21 Temmuz 2013 | 16:51
13480 okunma
Taraftarlarımız, olaylı Beşiktaş maçı sebebiyle yargılandıkları ikinci dava olan 6. Asliye Mahkemesi'ndeki davadan dolayı aldıkları cezaları protesto etmek ve bir basın açıklaması yapmak üzere Bursa Adliyesi'ne yürüdü ve burada bir basın açıklaması yaptı. Darağacına asılmış iki yeşil beyaza boyanmış cansız manken ve bir adet yeşil beyazlı tabutun da kullanıldığı protestonun ardından taraftarlarımız Adliye önünden ayrıldı.
Kamuoyuna,
Bizler, bugün buradayız çünkü söylememiz ve haykırmamız gereken şeyler var.
Bildiğiniz gibi olaylı Beşiktaş maçı sebebiyle bizler ve 90'dan fazla arkadaşımız olayların içinde olduğumuz ve olayları çıkardığımız gibi iddialarla 2 yıldan uzun süredir birçok davada yargılandık ve yargılanmaya devam ediyoruz. Sürecin başında aylarca cezaevinde yattık. Daha önceki yıllarda DGM'de yargılanmıştık. Bunu tek yaşayan yine biz olmuştuk. Bu olaylar sebebiyle de en başta örgüt suçlamasıyla yargılanmaya çalışıldık. Bursa şehri ve Bursaspor camiası ne yazık ki bu kardeşlerine o zaman sahip çıkamadı. Şimdi aynı olaylar sebebiyle yine çeşitli cezalar aldık. 70'ten fazlamız yine hapis cezalarına çarptırıldı. Kimimizin cezası ertelendi, kimimizinki ertelenemiyor. Buradaki bazı kardeşlerimizi belki de yeniden cezaevine yollamak durumunda kalacağız. Temyize başvurduk.. Ama bunu hak etmediğimizi düşündüğümüz için, bunları yaşamak için ne suç işlediğimizi sormak için buraya geldik.

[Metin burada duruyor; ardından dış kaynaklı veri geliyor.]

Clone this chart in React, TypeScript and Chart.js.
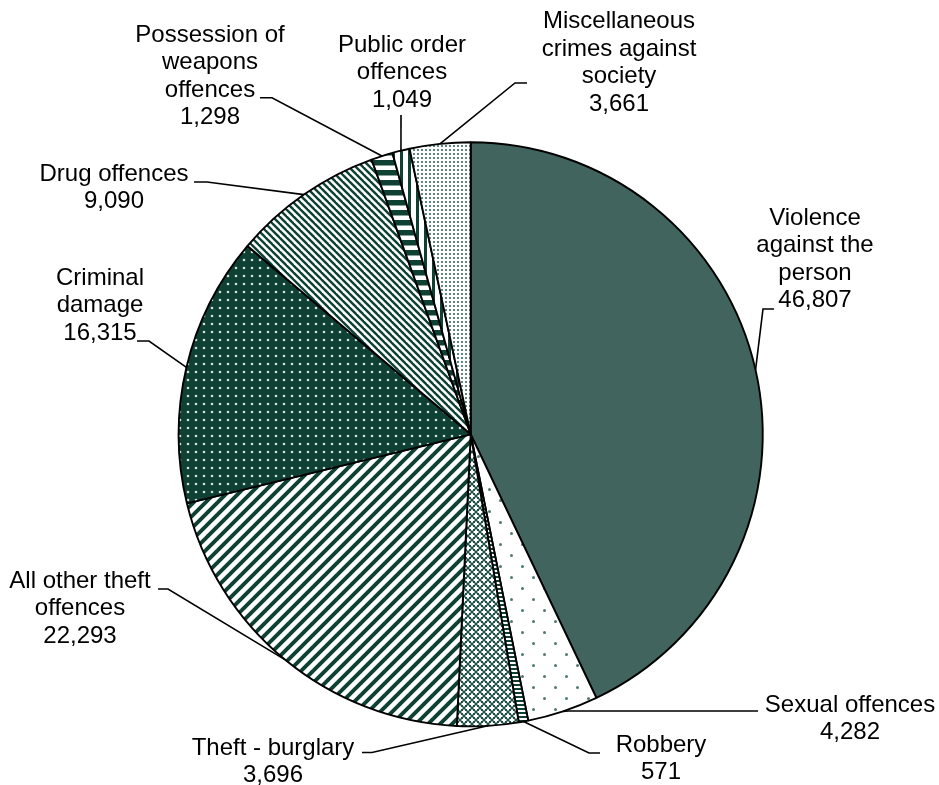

Ülkede başka hiçbir statta olay çıkmıyor, bizim dışımızdaki tüm tribün grupları sanki şeker çocuklardan oluşuyormuş gibi, bizler hep futboldaki şiddetin günah keçileri ilan edildik. Hep sahipsiz kaldık, gıkımızı çıkarmadık. Ama hiç değişmiyor. Yine olan bize oluyor. Ülkede sporda şiddete dair bir yasa çıkıyor ama biz TCK'dan yargılanıyoruz. Öyle ki bazı kulüp çalışanları bazı arkadaşlarımıza bireysel bazı siyasi davalar bile açabilir hale geldiler. Şehrin, şehri yönetenlerin, kulübümüzün, yerel ve ulusal basının maruz kaldığımız bu çifte standardı görmesi için daha ne yapmamız gerekiyor? Biliyoruz, susmamız isteniyor ama haksızlığa karşı susmak genlerimizde yok.
Biz, "Artık yeter" diyoruz. Bizden başka herkes uslu çocuk, bir biz suçluyuz. Bu masala ancak çocuklar inanır. Bu böyle bilinsin. Bugün sesimize ses katmayan da bir daha yanımıza gelmesin.